Daneben gab es "Sonderlager für politische Flüchtlinge", hier wurden vor allem Kommunisten und einige Sozialdemokraten interniert. Das erste dieser Sonderlager wurde 1941 in Malvaglia, im Tessin, errichtet. Von dort wurde das Lager nach Gordola im Tessin und schließlich nach Bassecourt im Jura verlegt. Durch das Entgegenkommen des Lagerleiters Max Frösch, der sich den Flüchtlingen gegenüber wohlwollend verhielt, konnte der politische Diskurs aufrecht erhalten werden. Die Unterbringung in diesem Lager bedeutete, entgegen der bundesrätlichen Intention, für die Internierten einen gewissen politischen Aktionsradius. So gelang es trotz des herrschenden strengeren Reglements für Sonderlager, wie Briefzensur und vorübergehende Urlaubssperre, den Kontakt nach außen aufrecht zu erhalten. Die deutsche kommunistische Partei verlegte, ihre jahrelange Erfahrung in konspirativer Arbeit nutzend, auch die Gesamtleitung der Partei in dieses Lager. Wie bereits erwähnt, wurde Personen, die glaubhaft machen konnten, in ihrem Herkunftsland nicht nur aus "rassischen" Gründen politisch verfolgt worden zu sein, Schutz gewährt. In den Jahren der NS-Herrschaft erhielten von 300.000 Personen, die sich meist vorübergehend in der Schweiz aufgehalten haben, nur 251 den Status "politischer Flüchtling", 60 davon waren Österreicher. Durch das Verbot jeder politischen Betätigung war ihre Lage sehr erschwert. Schon das Votum für Österreich stellte einen neutralitätswidrigen Akt dar, hatte doch die Schweiz den "Anschluss" Österreichs bereits nach einem Bundesratbeschluss vom 18. März 1938 offiziell zur Kenntnis genommen.
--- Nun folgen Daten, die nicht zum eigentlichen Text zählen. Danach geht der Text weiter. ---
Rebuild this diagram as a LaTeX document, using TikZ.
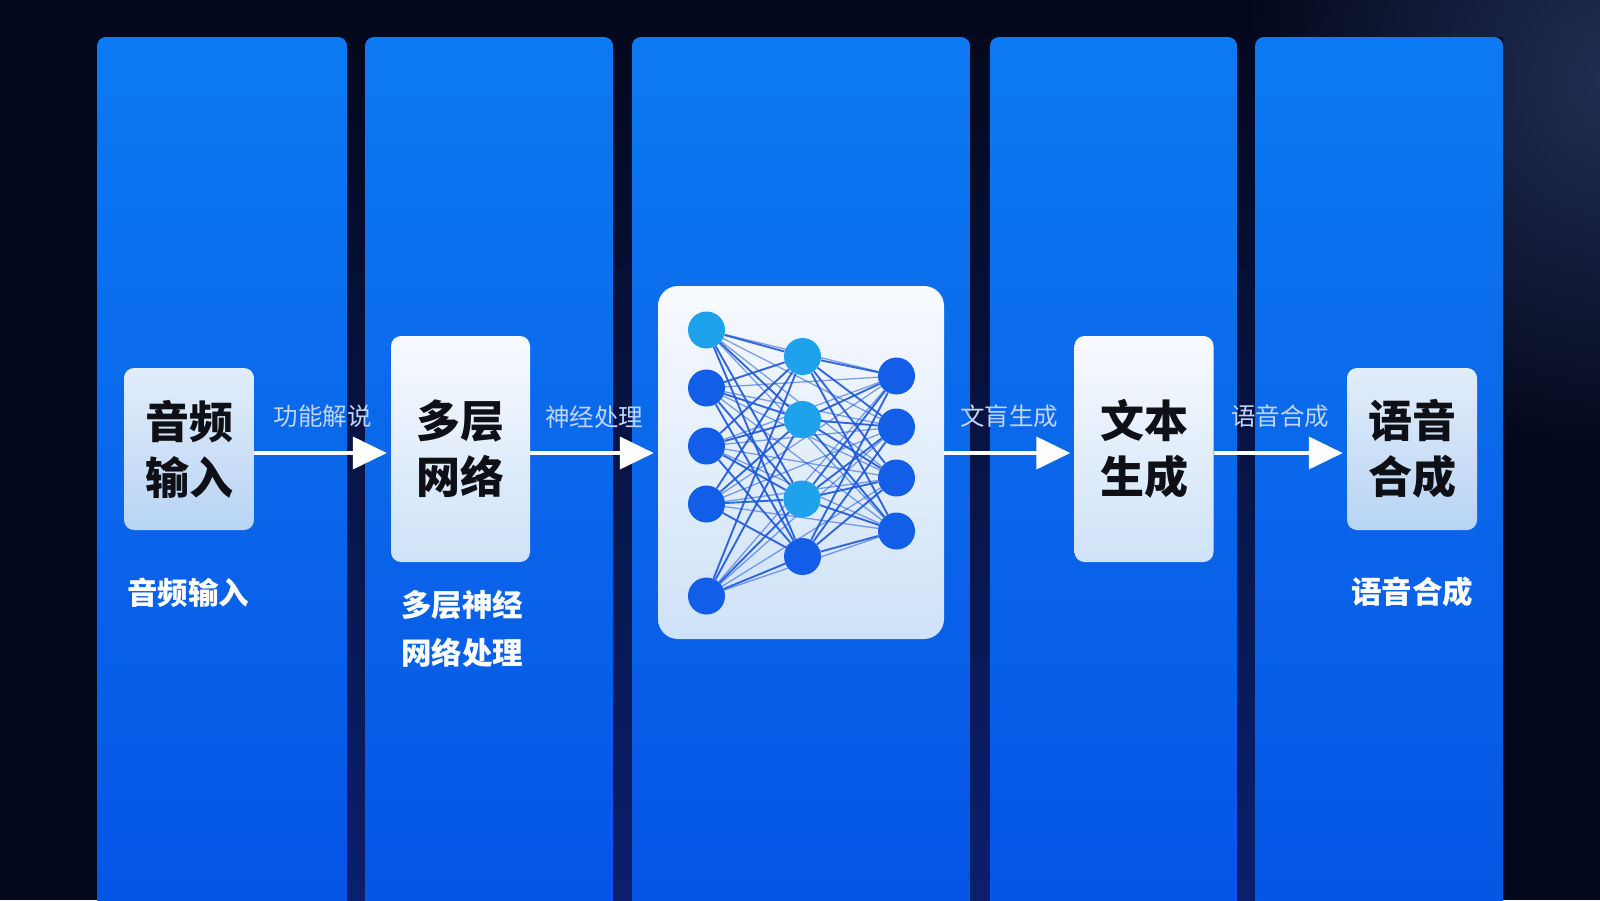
\documentclass[tikz,border=0pt]{standalone}
\usepackage{fontspec}
\setmainfont{Noto Sans CJK SC}
\usetikzlibrary{arrows.meta}
\pgfdeclarelayer{front}
\pgfsetlayers{main,front}
\definecolor{bgdark}{RGB}{3,8,28}
\definecolor{bghaze}{RGB}{34,46,84}
\definecolor{gaptop}{RGB}{4,9,30}
\definecolor{gapmid}{RGB}{8,18,60}
\definecolor{gapbot}{RGB}{10,32,110}
\definecolor{colTop}{RGB}{12,122,242}
\definecolor{colMid}{RGB}{10,102,234}
\definecolor{colBot}{RGB}{5,84,230}
\definecolor{cardTop}{RGB}{248,250,254}
\definecolor{cardBot}{RGB}{206,226,248}
\definecolor{softTop}{RGB}{226,237,250}
\definecolor{softBot}{RGB}{184,212,244}
\definecolor{ink}{RGB}{14,16,22}
\definecolor{labcol}{RGB}{192,212,250}
\definecolor{cyanN}{RGB}{30,162,236}
\definecolor{blueN}{RGB}{18,94,232}
\definecolor{edgeC}{RGB}{30,88,220}
\tikzset{
  colbox/.style={top color=colTop, bottom color=colBot, middle color=colMid, rounded corners=9pt},
  card/.style={rectangle, rounded corners=10pt, top color=cardTop, bottom color=cardBot,
    align=center, font=\bfseries\fontsize{44}{56}\selectfont, text=ink, inner sep=0pt},
  cardsoft/.style={card, top color=softTop, bottom color=softBot},
  flow/.style={draw=white, line width=4pt, shorten >=4pt, -{Triangle[length=34pt,width=32pt]}},
  flowlab/.style={font=\fontsize{24.5}{28}\selectfont, text=labcol, inner sep=0pt},
  caption/.style={font=\bfseries\fontsize{30.5}{48}\selectfont, text=white, align=center, inner sep=0pt},
  neuron/.style={circle, inner sep=0pt, minimum size=37pt},
  nc/.style={neuron, fill=cyanN},
  nb/.style={neuron, fill=blueN},
  syn/.style={draw=edgeC, line width=1.9pt, opacity=0.9},
  synfaint/.style={draw=edgeC, line width=1.3pt, opacity=0.55},
}
\begin{document}
\begin{tikzpicture}[x=1pt,y=-1pt]
\useasboundingbox (0,0) rectangle (1600,900);
\clip (0,0) rectangle (1600,900);
% background
\fill[bgdark] (0,0) rectangle (1600,900);
\shade[inner color=bghaze, outer color=bgdark] (1620,80) circle (380);
\shade[top color=gaptop, middle color=gapmid, bottom color=gapbot] (97,37) rectangle (1503,900);
% columns
\shade[colbox] (97,37) rectangle (347,930);
\shade[colbox] (365,37) rectangle (613,930);
\shade[colbox] (632,37) rectangle (970,930);
\shade[colbox] (990,37) rectangle (1237,930);
\shade[colbox] (1255,37) rectangle (1503,930);
% cards
\node[cardsoft, minimum width=130pt, minimum height=162pt] (b1) at (189,449) {音频\\输入};
\node[card, minimum width=139pt, minimum height=226pt] (b2) at (460.5,449) {多层\\网络};
\node[card, rounded corners=20pt, minimum width=286pt, minimum height=353pt] (b3) at (801,462.5) {};
\node[card, minimum width=139pt, minimum height=226pt] (b4) at (1144,449) {文本\\生成};
\node[cardsoft, minimum width=130pt, minimum height=162pt] (b5) at (1412,449) {语音\\合成};
% arrows
\coordinate (ay) at (0,453);
\draw[flow] (b1.east |- ay) -- node[flowlab, midway, above=23pt] {功能解说} (b2.west |- ay);
\draw[flow] (b2.east |- ay) -- node[flowlab, midway, above=23pt] {神经处理} (b3.west |- ay);
\draw[flow] (b3.east |- ay) -- node[flowlab, midway, above=23pt] {文肓生成} (b4.west |- ay);
\draw[flow] (b4.east |- ay) -- node[flowlab, midway, above=23pt] {语音合成} (b5.west |- ay);
% captions
\node[caption] (c1) at (188,593) {音频输入};
\node[caption] (c2) at (462,629) {多层神经\\网络处理};
\node[caption] (c5) at (1412,592) {语音合成};
% neural network
\begin{pgfonlayer}{front}
\node[nc] (a1) at (706.5,330) {};
\node[nb] (a2) at (706.5,388) {};
\node[nb] (a3) at (706.5,446) {};
\node[nb] (a4) at (706.5,504) {};
\node[nb] (a5) at (706.5,596) {};
\node[nc] (h1) at (802.5,356.5) {};
\node[nc] (h2) at (802.5,419.5) {};
\node[nc] (h3) at (802,499) {};
\node[nb] (h4) at (802.5,556.5) {};
\node[nb] (o1) at (896.5,376) {};
\node[nb] (o2) at (896.5,427) {};
\node[nb] (o3) at (896.5,478) {};
\node[nb] (o4) at (896.5,531) {};
\end{pgfonlayer}
\foreach \i in {1,...,5}{
  \foreach \o in {1,...,4}{
    \draw[synfaint] (a\i) -- (o\o);
  }
}
\foreach \i in {1,...,5}{
  \foreach \h in {1,...,4}{
    \draw[syn] (a\i) -- (h\h);
  }
}
\foreach \h in {1,...,4}{
  \foreach \o in {1,...,4}{
    \draw[syn] (h\h) -- (o\o);
  }
}
\end{tikzpicture}
\end{document}
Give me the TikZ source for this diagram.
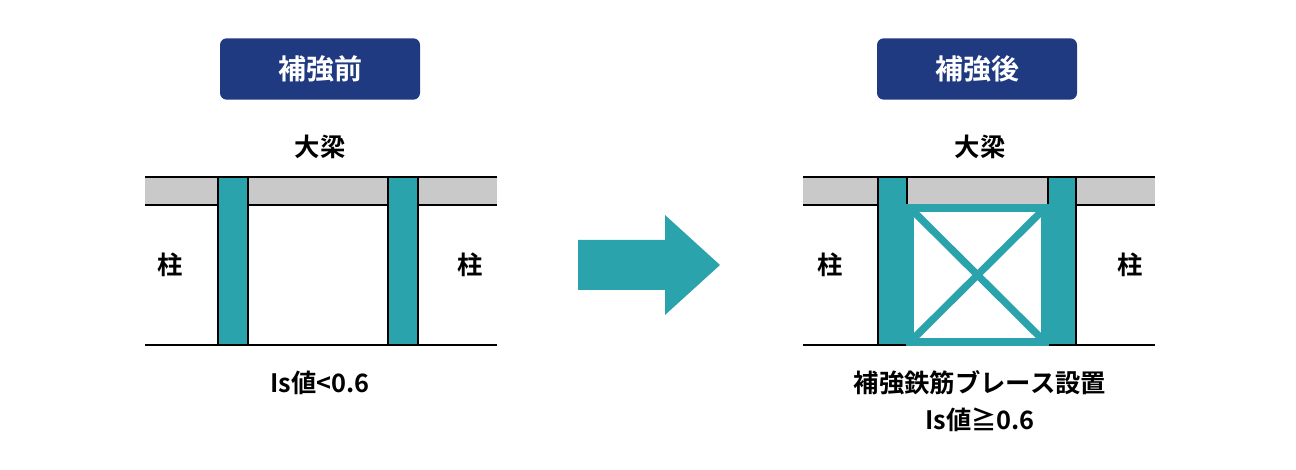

Daran änderte auch die Moskauer Deklaration vom 1. November 1943 nichts. Dieses Eintreten für ein unabhängiges Österreich nach dem Ende des Krieges führte auch zu Spannungen zwischen österreichischen und deutschen Kommunisten, die den "Anschluss" Österreichs an Deutschland positiv bewerteten.

Die - trotz aller Beschränkungen - aktivste politische Gruppe in der Schweiz waren die Kommunisten, sie versuchten mit Flugblattaktionen und Tarnschriften in Deutschland wirksam zu sein. Die Kommunisten wurden seitens der Schweizer Behörden besonders gründlich überwacht. Die Schweizer Sozialdemokraten hatten im Gegensatz zu den Schweizer Kommunisten 1935 durch Bejahung der Landesverteidigung und den Verzicht auf die Errichtung einer proletarischen Kultur zu einer Verständigung mit den bürgerlichen Parteien gefunden. Die Schweizer kommunistische Partei hingegen wurde am 27.11. 1940 unter Berufung auf das Neutralitätsprinzip verboten, nicht zuletzt wegen ihres antifaschistischen Engagements, das auch eine Unterstützung der österreichischen und deutschen Kommunisten im In- und Ausland mit einschloss. Dieses Verbot hatte auch weitreichende Auswirkungen auf die politisch aktiven Flüchtlinge, die Schweizer Gesinnungsgenossen waren ebenfalls in die Illegalität gedrängt und konnten keinerlei Schutzfunktion mehr übernehmen.